カワサキモータースは10月6日、事業方針説明会を開催した。同社は10月1日付で川崎重工業のモーターサイクル&エンジン事業部が分離した会社だ。この新会社ではユーザーのニーズに素早く対応するとともに、カーボンニュートラルの実現に向けて、二輪車の電動化を進めていく。また、水素を燃料としたエンジンの開発にも取り組んでいくという。(経済ジャーナリスト・山田清志)

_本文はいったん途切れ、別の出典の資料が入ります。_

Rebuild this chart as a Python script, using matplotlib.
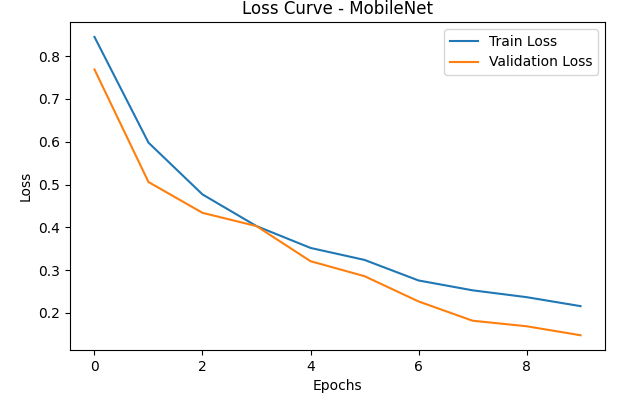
import numpy as np
import matplotlib
matplotlib.use('Agg')
import matplotlib.pyplot as plt

# 읽어낸 값들
epochs = np.arange(10)
train_loss = [0.845, 0.598, 0.477, 0.403, 0.352, 0.324, 0.276, 0.253, 0.237, 0.216]
val_loss = [0.769, 0.506, 0.434, 0.403, 0.321, 0.286, 0.227, 0.182, 0.169, 0.148]

fig = plt.figure(figsize=(6.21, 3.93), dpi=100)
plt.subplots_adjust(left=0.113, right=0.974, top=0.944, bottom=0.109)
plt.plot(epochs, train_loss, label='Train Loss')
plt.plot(epochs, val_loss, label='Validation Loss')
plt.title('Loss Curve - MobileNet')
plt.xlabel('Epochs')
plt.ylabel('Loss')
plt.legend()
plt.savefig('out.png', dpi=100)
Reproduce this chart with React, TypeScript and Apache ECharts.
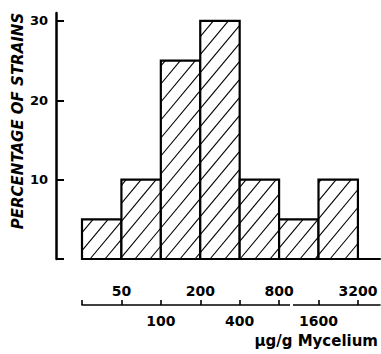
import React, { useEffect, useRef } from "react";
import * as echarts from "echarts";

// Histogram bins (index of bin between consecutive edges) and percentages
const percentages = [5, 10, 25, 30, 10, 5, 10];
// Bin edge labels (µg/g mycelium), edge index 1..7
const edgeLabels = ["50", "100", "200", "400", "800", "1600", "3200"];
const topRowEdges = [1, 3, 5, 7];
const bottomRowEdges = [2, 4, 6];
const allEdges = [0, 1, 2, 3, 4, 5, 6, 7];
const yTickValues = [0, 10, 20, 30];
const yLabelValues = [10, 20, 30];

const FONT = "DejaVu Sans";

export default function App() {
  const ref = useRef<HTMLDivElement>(null);
  useEffect(() => {
    if (!ref.current) return;
    const chart = echarts.init(ref.current, null, { renderer: "svg" });
    const data = percentages.map((v, i) => [i, v]);
    const hatchH = 15;
    const slope = 1.2;
    const labelFmt = (v: number) => edgeLabels[Math.round(v) - 1] ?? "";
    const hiddenX = {
      type: "value",
      gridIndex: 0,
      min: 0,
      max: 1,
      show: false,
    };
    chart.setOption({
      animation: false,
      backgroundColor: "#fff",
      grid: [
        { left: 56, right: 300, top: 13, bottom: 95, containLabel: false },
        { left: 82, right: 1, top: 13, bottom: 95, containLabel: false },
      ],
      xAxis: [
        hiddenX,
        {
          type: "value",
          gridIndex: 1,
          min: 0,
          max: 7.56,
          position: "bottom",
          axisLine: { show: true, lineStyle: { color: "#000", width: 2 } },
          axisTick: { show: false },
          axisLabel: { show: false },
          splitLine: { show: false },
        },
        {
          type: "value",
          gridIndex: 1,
          min: 0,
          max: 7.56,
          position: "bottom",
          offset: 46,
          axisLine: { show: true, lineStyle: { color: "#000", width: 1.6 } },
          axisTick: {
            show: true,
            inside: true,
            length: 5,
            customValues: allEdges,
            lineStyle: { color: "#000", width: 1.6 },
          },
          axisLabel: {
            show: true,
            inside: true,
            margin: 7,
            customValues: topRowEdges,
            formatter: labelFmt,
            color: "#000",
            fontFamily: FONT,
            fontWeight: "bold",
            fontSize: 14,
          },
          splitLine: { show: false },
        },
        {
          type: "value",
          gridIndex: 1,
          min: 0,
          max: 7.56,
          position: "bottom",
          offset: 46,
          axisLine: { show: false },
          axisTick: { show: false },
          axisLabel: {
            show: true,
            margin: 9,
            customValues: bottomRowEdges,
            formatter: labelFmt,
            color: "#000",
            fontFamily: FONT,
            fontWeight: "bold",
            fontSize: 14,
          },
          splitLine: { show: false },
        },
      ],
      yAxis: [
        {
          type: "value",
          gridIndex: 0,
          min: 0,
          max: 31,
          position: "left",
          axisLine: { show: true, lineStyle: { color: "#000", width: 2.5 } },
          axisTick: {
            show: true,
            inside: true,
            length: 8,
            customValues: yTickValues,
            lineStyle: { color: "#000", width: 2 },
          },
          axisLabel: {
            show: true,
            margin: 8,
            customValues: yLabelValues,
            color: "#000",
            fontFamily: FONT,
            fontWeight: "bold",
            fontSize: 13,
          },
          splitLine: { show: false },
        },
        {
          type: "value",
          gridIndex: 1,
          min: 0,
          max: 31,
          show: false,
        },
      ],
      series: [
        {
          type: "custom",
          xAxisIndex: 1,
          yAxisIndex: 1,
          data,
          clip: false,
          renderItem: (params: any, api: any) => {
            const i = api.value(0);
            const v = api.value(1);
            const p0 = api.coord([i, 0]);
            const p1 = api.coord([i + 1, v]);
            const x0 = p0[0];
            const x1 = p1[0];
            const yb = p0[1];
            const yt = p1[1];
            const H = yb - yt;
            const children: any[] = [
              {
                type: "rect",
                shape: { x: x0, y: yt, width: x1 - x0, height: H },
                style: { fill: "#fff" },
              },
            ];
            const kStart = Math.floor((x0 - H / slope) / hatchH) - 1;
            const kEnd = Math.ceil(x1 / hatchH) + 1;
            for (let k = kStart; k <= kEnd; k++) {
              const xs = k * hatchH;
              const xa = Math.max(x0, xs);
              const xb = Math.min(x1, xs + H / slope);
              if (xb - xa > 0.5) {
                children.push({
                  type: "line",
                  shape: {
                    x1: xa,
                    y1: yb - slope * (xa - xs),
                    x2: xb,
                    y2: yb - slope * (xb - xs),
                  },
                  style: { stroke: "#000", lineWidth: 1.1 },
                });
              }
            }
            children.push({
              type: "rect",
              shape: { x: x0, y: yt, width: x1 - x0, height: H },
              style: { fill: "none", stroke: "#000", lineWidth: 2.2 },
            });
            return { type: "group", children };
          },
        },
      ],
      graphic: [
        {
          type: "text",
          x: 17.5,
          y: 121,
          rotation: Math.PI / 2,
          style: {
            text: "PERCENTAGE OF STRAINS",
            fontFamily: FONT,
            fontWeight: "bold",
            fontStyle: "italic",
            fontSize: 15,
            fill: "#000",
            align: "center",
            verticalAlign: "middle",
          },
        },
        {
          type: "text",
          x: 378,
          y: 341,
          style: {
            text: "µg/g Mycelium",
            fontFamily: FONT,
            fontWeight: "bold",
            fontSize: 15,
            fill: "#000",
            align: "right",
            verticalAlign: "middle",
          },
        },
        {
          type: "rect",
          x: 290,
          y: 301,
          z: 100,
          shape: { width: 3, height: 8 },
          style: { fill: "#fff" },
        },
      ],
    });
    return () => chart.dispose();
  }, []);
  return (
    <div
      ref={ref}
      style={{ position: "fixed", left: 0, top: 0, width: 381, height: 354, background: "#fff" }}
    />
  );
}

2030年度売上高1兆円、営業利益率8%以上を目指す
「カワサキモータースは当社グループ唯一のBtoC事業で、マーケットニーズの変化に素早く対応できる意志決定のスピードの向上が、成長のために重要な課題だった。足元ではコロナ禍での屋外レジャーの人気が高まり、業績は好調だが、コロナ後を見据えた新しいライフスタイルの提案、また脱炭素火に向けた環境対応などお客や社会ニーズに適応した製品、サービスの提供によりカワサキブランドをさらに強化していく方針だ。カワサキモータースの成長が当社グループの持続的な成長にとって必要不可欠なので、その事業方針は極めて重要だ」
川崎重工業の橋本康彦社長は冒頭の挨拶でこう話し、カワサキモータースはグローバルレベルでカワサキのブランドをリードしていく重要な会社であると強調した。
カワサキモータースは10カ国に製造拠点を持ち、連結子会社数23社、9325人の従業員を抱える。2021年の業績見通しは売上高4100億円、営業利益250億円を見込む。売上高のうち約6割が二輪車で、ついでオフロード四輪、汎用エンジンとなる。
「Let the good times roll カワサキに関わる人すべての、よろこびと幸せのために」という新会社のミッションと、「高付加価値のパワースポーツ(モーターサイクル、オフロード四輪、PWC)およびパワーユニット領域のリーディングプレイヤーとして持続的に成長する会社」というビジョンを掲げ、2030年度に売上高1兆円、営業利益率8%以上を目指す。
2025年までに10車種以上の電動二輪車を導入
そんなカワサキモータースがまず注力する分野としてあげたが、カーボンニュートラルの実現だ。同社の伊藤浩社長は「川崎重工グループ並びにパートナー企業の複合技術を活用し、カーボンニュートラルの実現を目指す。その際、バッテリーEVのみならず高効率エンジンとモーターの複合技術に、水素からつくるeフューエルやバイオ燃料を組み合わせることでカーボンニュートラルを図っていく」と話す。
具体的には、二輪とオフロード四輪の電動化を推進していく。例えば、二輪では2025年までに10機種以上の電動車(BEV、HEV)導入し、35年までに先進国向け主要機種の電動化を完了させる。一方、オフロード四輪では25年までに5機種の電動車を導入する。
二輪のHEVについては、エンジンのみ、モーターのみ、エンジンとモーター走行という3つのモートを持つことが特徴となっていて、高速道路ではエンジンのみ、市街地ではモーターのみ、ワインディングロードではエンジンとモーターを組み合わせたパワフルなハイブリッドモードがそうだ。
「当社が得意とする大型モーターサイクルをバッテリーEVで実現するには重量がかさむことが大きな課題となる。水素エンジンでは重量面でガソリンエンジンと大きく変わることもなく、大型モーターサイクルのカーボンニュートラルの実現には非常に有効な手段だと考えている。当社のフラッグシップモデルである『H2』のエンジンを活用した研究を川崎重工技術開発本部とともに継続していく」と伊藤社長は話す。
また、二輪車では「伝統と革新」ということで、往年の名車である「メグロ」や「Z900RS」などに代表される伝統を継承するモデルを今後も投入するとともに、カーボンニュートラルや先進安全領域で時代を切り拓く革新的な技術を追求していくという。
そのほか、持続的な成長に向けて、「五感で楽しむ」をコンセプトにした店舗づくりを進め、メルマガなどのカスタマーリレーションシップの強化で着実にカワサキファンを増やしている。ちなみにメルマガ登録数は2017年比で1130%増だという。
おかげで401cc以上の大型車の販売が2016年比で80%増、そして251cc以上の二輪車で国内3年連続トップシェアを獲得している。カワサキモータースは今回の事業方針説明会でカーボンニュートラル実現に向けた戦略を打ち出し、電動化や水素の利活用の分野でも業界をリードしようと考えている。